◆ **DATA SHOWN**:
▼▼▼
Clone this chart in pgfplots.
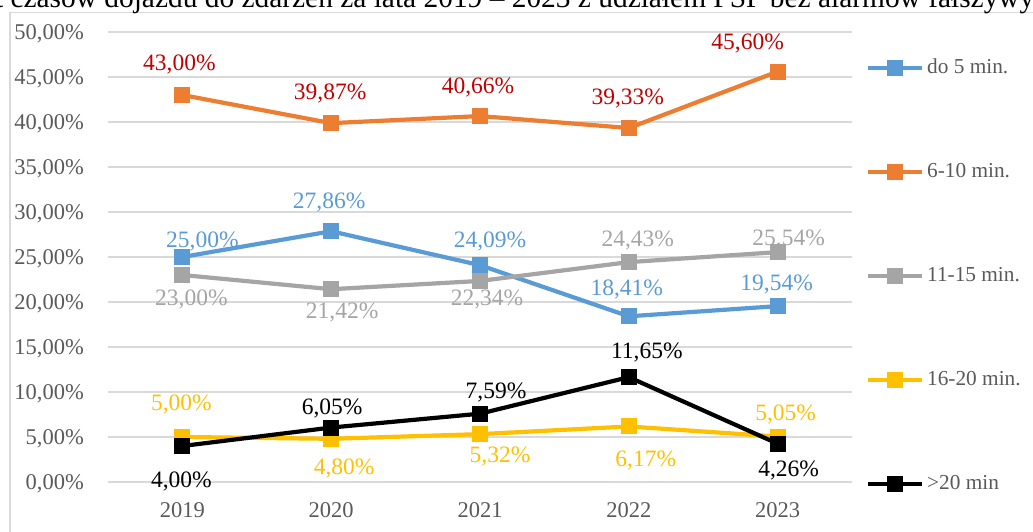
\documentclass[border=0pt]{standalone}
\usepackage{fontspec}
\setmainfont{Liberation Serif}
\usepackage{pgfplots}
\usepackage{pgfplotstable}
\pgfplotsset{compat=1.18}
\definecolor{cblue}{HTML}{5B9BD5}
\definecolor{corange}{HTML}{ED7D31}
\definecolor{cgray}{HTML}{A5A5A5}
\definecolor{cyellow}{HTML}{FFC000}
\definecolor{cred}{HTML}{C00000}
\definecolor{ctick}{HTML}{595959}
\definecolor{cgrid}{HTML}{D9D9D9}

\pgfplotstableread{
x y dx dy
0 25.00 20 17
1 27.86 -2 31
2 24.09 10 25
3 18.41 -2 29
4 19.54 -1 23.5
}\dataA
\pgfplotstableread{
x y dx dy
0 43.00 -3 32
1 39.87 -1 31
2 40.66 -2 30
3 39.33 -1 31
4 45.60 -30 30
}\dataB
\pgfplotstableread{
x y dx dy
0 23.00 9 -22.5
1 21.42 11 -22
2 22.34 7 -17
3 24.43 9 23
4 25.54 11 14
}\dataC
\pgfplotstableread{
x y dx dy
0 5.00 -1 34
1 4.80 13 -28
2 5.32 20 -21
3 6.17 17 -32
4 5.05 8 24
}\dataD
\pgfplotstableread{
x y dx dy
0 4.00 -1 -34
1 6.05 1 21
2 7.59 16 23
3 11.65 18 26
4 4.26 11 -25.5
}\dataE

\pgfplotsset{
  myplot/.style={
    line width=4.2pt, mark=square*, mark size=7.5pt,
    mark options={solid, line width=1pt},
    visualization depends on={\thisrow{dx}\as\mydx},
    visualization depends on={\thisrow{dy}\as\mydy},
    nodes near coords={\pgfmathprintnumber[fixed, fixed zerofill, precision=2, use comma, assume math mode=true]{\pgfplotspointmeta}\%},
    every node near coord/.append style={font=\fontsize{23.5}{28}\selectfont, inner sep=0pt, text height=15.5pt, text depth=0pt, anchor=center, xshift=\mydx pt, yshift=\mydy pt, text=#1},
  },
}

\begin{document}
\begin{tikzpicture}[x=1pt,y=1pt]
\useasboundingbox (0,0) rectangle (1033,532);
\clip (0,0) rectangle (1033,532);
\draw[color=cgrid, line width=1.5pt] (10,-20) rectangle (1060,519.5);
\node[anchor=base west, inner sep=0pt, font=\fontsize{29.4}{34}\selectfont] at (3,524.5) {\llap{Procent}~czasów dojazdu do zdarzeń za lata 2019 – 2023 z udziałem PSP bez alarmów fałszywych};
\begin{axis}[
  at={(108pt,50pt)}, anchor=south west,
  scale only axis, width=744pt, height=450pt,
  xmin=-0.5, xmax=4.5, ymin=0, ymax=50,
  xtick={0,1,2,3,4}, xticklabels={2019,2020,2021,2022,2023},
  ytick={0,5,...,50},
  yticklabel={\pgfmathprintnumber[fixed, fixed zerofill, precision=2, use comma, assume math mode=true]{\tick}\%},
  axis line style={draw=none},
  major tick length=0pt,
  ymajorgrids, grid style={color=cgrid, line width=1.5pt},
  tick label style={font=\fontsize{22.5}{27}\selectfont, text=ctick, inner sep=0pt, text height=15.2pt, text depth=0pt},
  yticklabel style={anchor=east, xshift=-24pt},
  xticklabel style={anchor=north, yshift=-20pt},
  clip=false,
  legend style={at={(1.0188,0.944)}, anchor=north west, draw=none, fill=none, inner sep=0pt, outer sep=0pt, row sep=83pt, column sep=3pt, font=\fontsize{21.3}{26}\selectfont, text=ctick, nodes={inner sep=0pt, text height=16pt, text depth=5pt}},
  legend cell align=left,
  legend image code/.code={\draw[mark repeat=2,mark phase=2,#1,line width=4.2pt] plot coordinates {(0pt,0pt) (27pt,0pt) (54pt,0pt)};},
]
\addplot[cblue, myplot=cblue] table[x=x,y=y] {\dataA};
\addlegendentry{do 5 min.}
\addplot[corange, myplot=cred] table[x=x,y=y] {\dataB};
\addlegendentry{6-10 min.}
\addplot[cgray, myplot=cgray] table[x=x,y=y] {\dataC};
\addlegendentry{11-15 min.}
\addplot[cyellow, myplot=cyellow] table[x=x,y=y] {\dataD};
\addlegendentry{16-20 min.}
\addplot[black, myplot=black] table[x=x,y=y] {\dataE};
\addlegendentry{>20 min}
\end{axis}
\end{tikzpicture}
\end{document}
▲▲▲
◆ **GOAL OF THE EXERCISE**: Leave the images out, please, and restate each line word for word.

◆ **OUTPUT BELOW**:
Clone this chart in pgfplots.
\documentclass[border=0pt]{standalone}
\usepackage{fontspec}
\setmainfont{Liberation Serif}
\usepackage{pgfplots}
\usepackage{pgfplotstable}
\pgfplotsset{compat=1.18}
\definecolor{cblue}{HTML}{5B9BD5}
\definecolor{corange}{HTML}{ED7D31}
\definecolor{cgray}{HTML}{A5A5A5}
\definecolor{cyellow}{HTML}{FFC000}
\definecolor{cred}{HTML}{C00000}
\definecolor{ctick}{HTML}{595959}
\definecolor{cgrid}{HTML}{D9D9D9}

\pgfplotstableread{
x y dx dy
0 25.00 20 17
1 27.86 -2 31
2 24.09 10 25
3 18.41 -2 29
4 19.54 -1 23.5
}\dataA
\pgfplotstableread{
x y dx dy
0 43.00 -3 32
1 39.87 -1 31
2 40.66 -2 30
3 39.33 -1 31
4 45.60 -30 30
}\dataB
\pgfplotstableread{
x y dx dy
0 23.00 9 -22.5
1 21.42 11 -22
2 22.34 7 -17
3 24.43 9 23
4 25.54 11 14
}\dataC
\pgfplotstableread{
x y dx dy
0 5.00 -1 34
1 4.80 13 -28
2 5.32 20 -21
3 6.17 17 -32
4 5.05 8 24
}\dataD
\pgfplotstableread{
x y dx dy
0 4.00 -1 -34
1 6.05 1 21
2 7.59 16 23
3 11.65 18 26
4 4.26 11 -25.5
}\dataE

\pgfplotsset{
  myplot/.style={
    line width=4.2pt, mark=square*, mark size=7.5pt,
    mark options={solid, line width=1pt},
    visualization depends on={\thisrow{dx}\as\mydx},
    visualization depends on={\thisrow{dy}\as\mydy},
    nodes near coords={\pgfmathprintnumber[fixed, fixed zerofill, precision=2, use comma, assume math mode=true]{\pgfplotspointmeta}\%},
    every node near coord/.append style={font=\fontsize{23.5}{28}\selectfont, inner sep=0pt, text height=15.5pt, text depth=0pt, anchor=center, xshift=\mydx pt, yshift=\mydy pt, text=#1},
  },
}

\begin{document}
\begin{tikzpicture}[x=1pt,y=1pt]
\useasboundingbox (0,0) rectangle (1033,532);
\clip (0,0) rectangle (1033,532);
\draw[color=cgrid, line width=1.5pt] (10,-20) rectangle (1060,519.5);
\node[anchor=base west, inner sep=0pt, font=\fontsize{29.4}{34}\selectfont] at (3,524.5) {\llap{Procent}~czasów dojazdu do zdarzeń za lata 2019 – 2023 z udziałem PSP bez alarmów fałszywych};
\begin{axis}[
  at={(108pt,50pt)}, anchor=south west,
  scale only axis, width=744pt, height=450pt,
  xmin=-0.5, xmax=4.5, ymin=0, ymax=50,
  xtick={0,1,2,3,4}, xticklabels={2019,2020,2021,2022,2023},
  ytick={0,5,...,50},
  yticklabel={\pgfmathprintnumber[fixed, fixed zerofill, precision=2, use comma, assume math mode=true]{\tick}\%},
  axis line style={draw=none},
  major tick length=0pt,
  ymajorgrids, grid style={color=cgrid, line width=1.5pt},
  tick label style={font=\fontsize{22.5}{27}\selectfont, text=ctick, inner sep=0pt, text height=15.2pt, text depth=0pt},
  yticklabel style={anchor=east, xshift=-24pt},
  xticklabel style={anchor=north, yshift=-20pt},
  clip=false,
  legend style={at={(1.0188,0.944)}, anchor=north west, draw=none, fill=none, inner sep=0pt, outer sep=0pt, row sep=83pt, column sep=3pt, font=\fontsize{21.3}{26}\selectfont, text=ctick, nodes={inner sep=0pt, text height=16pt, text depth=5pt}},
  legend cell align=left,
  legend image code/.code={\draw[mark repeat=2,mark phase=2,#1,line width=4.2pt] plot coordinates {(0pt,0pt) (27pt,0pt) (54pt,0pt)};},
]
\addplot[cblue, myplot=cblue] table[x=x,y=y] {\dataA};
\addlegendentry{do 5 min.}
\addplot[corange, myplot=cred] table[x=x,y=y] {\dataB};
\addlegendentry{6-10 min.}
\addplot[cgray, myplot=cgray] table[x=x,y=y] {\dataC};
\addlegendentry{11-15 min.}
\addplot[cyellow, myplot=cyellow] table[x=x,y=y] {\dataD};
\addlegendentry{16-20 min.}
\addplot[black, myplot=black] table[x=x,y=y] {\dataE};
\addlegendentry{>20 min}
\end{axis}
\end{tikzpicture}
\end{document}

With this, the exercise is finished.